One issue about his death slightly saddens me; the work of any interesting philosopher should be remembered for its impact and influence. Flew, I’m sure, was one of the most influential philosophers to atheism for a certain past generation of philosophers. Some people have taken exception to point out Flew’s slight change in position. I’ve understood (although it does not seem clear to me) that Flew had renouced his athism in later life, apparently after coming across some form of a design argument for the existence of God. If Flew had renounced his atheism; does that make him an a-atheist? some (prostheletisers) deem this an important point to add, as if to undermine his own position. Of course these things are early days but I am curious as to whether his legacy and his later ‘deism’ will seriously colour his lasting memory.
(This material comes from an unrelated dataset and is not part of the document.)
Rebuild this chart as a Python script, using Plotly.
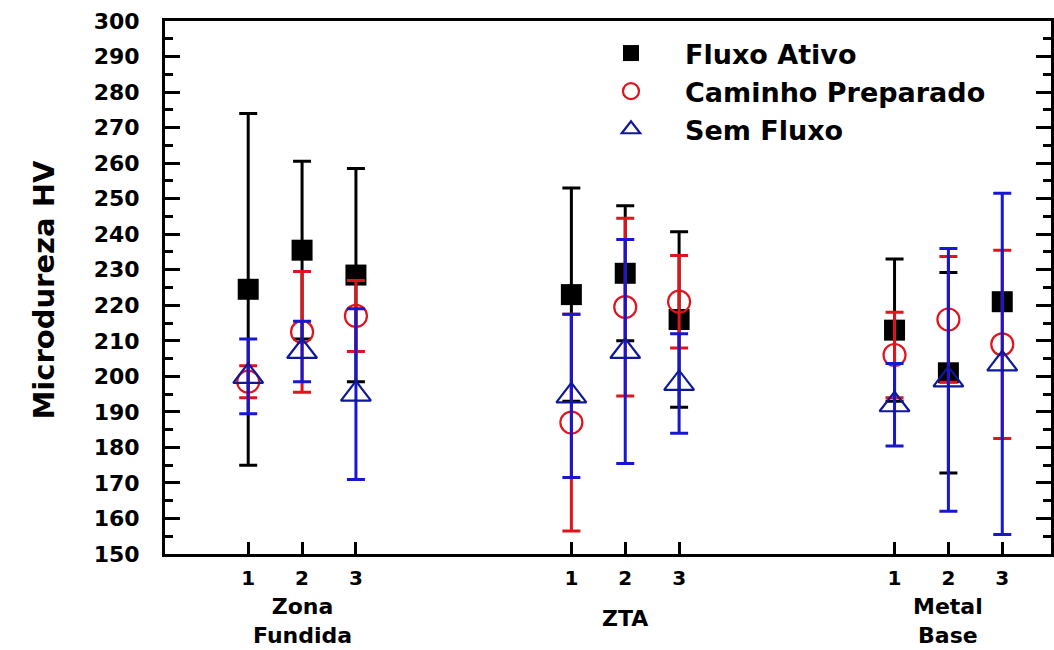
import plotly.graph_objects as go

# x positions of the samples (three groups of three)
x_pos = [1, 2, 3, 7, 8, 9, 13, 14, 15]
tick_text = ["1", "2", "3", "1", "2", "3", "1", "2", "3"]
group_pos = [2, 8, 14]
group_names = ["Zona<br>Fundida", "ZTA", "Metal<br>Base"]

# Fluxo Ativo
fa_mean = [224.5, 235.5, 228.5, 223, 229, 216, 213, 201, 221]
fa_err = [49.5, 25, 30, 30, 19, 24.7, 20, 28.2, 2]
# Caminho Preparado
cp_mean = [198.5, 212.5, 217, 187, 219.5, 221, 206, 216, 209]
cp_err = [4.5, 17, 10, 30.5, 25, 13, 12, 17.7, 26.5]
# Sem Fluxo
sf_mean = [200, 207, 195, 194.5, 207, 198, 192, 199, 203.5]
sf_err = [10.5, 8.5, 24, 23, 31.5, 14, 11.6, 37, 48]

series_names = ["Fluxo Ativo", "Caminho Preparado", "Sem Fluxo"]

BLACK = "#000000"
RED = "#e0141c"
BLUE = "#1717d0"
FONT = "DejaVu Sans"

fig = go.Figure()

fig.add_trace(go.Scatter(
    x=x_pos, y=fa_mean, mode="markers", name=series_names[0],
    marker=dict(symbol="square", size=21, color=BLACK),
    error_y=dict(type="data", array=fa_err, visible=True, color=BLACK, thickness=3, width=9),
    legendgroup="a",
))
fig.add_trace(go.Scatter(
    x=x_pos, y=cp_mean, mode="markers", name=series_names[1],
    marker=dict(symbol="circle-open", size=22, color=RED, line=dict(width=2.2, color=RED)),
    error_y=dict(type="data", array=cp_err, visible=True, color=RED, thickness=3, width=9),
    legendgroup="b",
))
fig.add_trace(go.Scatter(
    x=x_pos, y=sf_mean, mode="markers", name=series_names[2],
    marker=dict(symbol="triangle-up-open", size=26, color="#10189a", line=dict(width=2.2, color="#10189a")),
    error_y=dict(type="data", array=sf_err, visible=True, color=BLUE, thickness=3, width=9),
    legendgroup="c",
))

group_shift = [-67, -64, -67]
annotations = []
for gx, gname, gs in zip(group_pos, group_names, group_shift):
    annotations.append(dict(
        x=gx, y=0, xref="x", yref="paper", text="<b>" + gname + "</b>",
        showarrow=False, yanchor="middle", xanchor="center", yshift=gs,
        font=dict(family=FONT, size=22, color=BLACK),
    ))
annotations.append(dict(
    x=0, y=0.5, xref="paper", yref="paper", text="<b>Microdureza HV</b>",
    textangle=-90, showarrow=False, xanchor="center", yanchor="middle",
    xshift=-122, yshift=-3,
    font=dict(family=FONT, size=29, color=BLACK),
))

fig.update_layout(
    width=1054, height=650,
    margin=dict(l=165, r=3, t=21, b=96, autoexpand=False),
    paper_bgcolor="white", plot_bgcolor="white",
    showlegend=True,
    legend=dict(
        x=0.465, y=0.985, xanchor="left", yanchor="top",
        font=dict(family=FONT, size=27, color=BLACK, weight="bold"),
        bgcolor="rgba(0,0,0,0)", tracegroupgap=0, itemwidth=98,
    ),
    annotations=annotations,
    xaxis=dict(
        range=[-0.545, 15.905], tickmode="array", tickvals=x_pos, ticktext=tick_text,
        ticks="inside", ticklen=12, tickwidth=3, tickcolor=BLACK,
        showline=True, linewidth=3, linecolor=BLACK, mirror=True,
        showgrid=False, zeroline=False, automargin=False,
        tickfont=dict(family=FONT, size=20, color=BLACK, weight="bold"),
        ticklabelstandoff=4,
    ),
    yaxis=dict(
        range=[150, 300], dtick=10, tick0=150,
        ticks="inside", ticklen=15, tickwidth=3, tickcolor=BLACK,
        minor=dict(dtick=5, ticks="inside", ticklen=8, tickwidth=3, tickcolor=BLACK, showgrid=False),
        showline=True, linewidth=3, linecolor=BLACK, mirror="ticks",
        showgrid=False, zeroline=False, automargin=False,
        tickfont=dict(family=FONT, size=22, color=BLACK, weight="bold"),
        ticklabelstandoff=18,
    ),
)

fig.write_html(
    "out.html",
    config={"displayModeBar": False},
    post_script="document.body.style.margin='0';document.body.style.overflow='hidden';",
)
If I were to consider an analogy; if a philosopher who came across many significant changes of attitude and mindset, or views in general were to perish; will a similar battle be fought about what their actual views were, or abused to prosthelyize an agenda with an issue such as say; Russell’s change in social attitudes or perspective to the foundations of mathematics?; Putnam’s changed mind on virtually anything?; Nietzsche’s later psychotic decline? or Kant’s changing views on the emerging ‘new’ sciences of mechanical physics or chemistry? With the exception of the latter issue; I don’t see why these views are not treated so passionately to affect our perception of an individual’s legacy compared to how a philosophy may have changed their views about a belief in God (which doesn’t necessarily entail belief in a specific Abrahamic God). Too much disproportional attention is on the God issue which may tar the legacy of Flew. I’ll always remember him for the phrase (excusing any pun): ‘death of a thousand qualifications’.

Story Two: Prime ministerial television debate

A question on legacy rises in this second story of the week. This week saw the first televised British prime ministerial debate, which for my two cents; showed all three party leaders in the best possible light. Compare this to the overtly character driven political debating style of the US presidential elections. There is comparatively less dirty politics and distinctly less cynicism presented from the questioners or the party leaders.

I was thinking about principles of good Rhetoric throughout the debate. For anyone who would like to engage in a debate, there are certain likeable features that can also be taken to the advantage of another. I thought I’d consider the features of a good Rhetorical strategy that perhaps will determine the reception of how the debate came about:

  1. Acknowleding good points of your opponents
  2. Agreeing with an opponent; taking charitable interpretation of their views
  3. Appeasement/deference to establish the appearance of sympathy of others
  4. Refutation and rebuttals to points that conflict with yours
  5. Establishing unity or relata to other propositions in a given agenda
  6. Avoiding personal attack; poor argument or fallacious appeal

Of course rhetoric differs to good argument. Ideally the best argument is the one that is true. Not the one that convinces. However for the interests of a democratic election; rhetoric does better.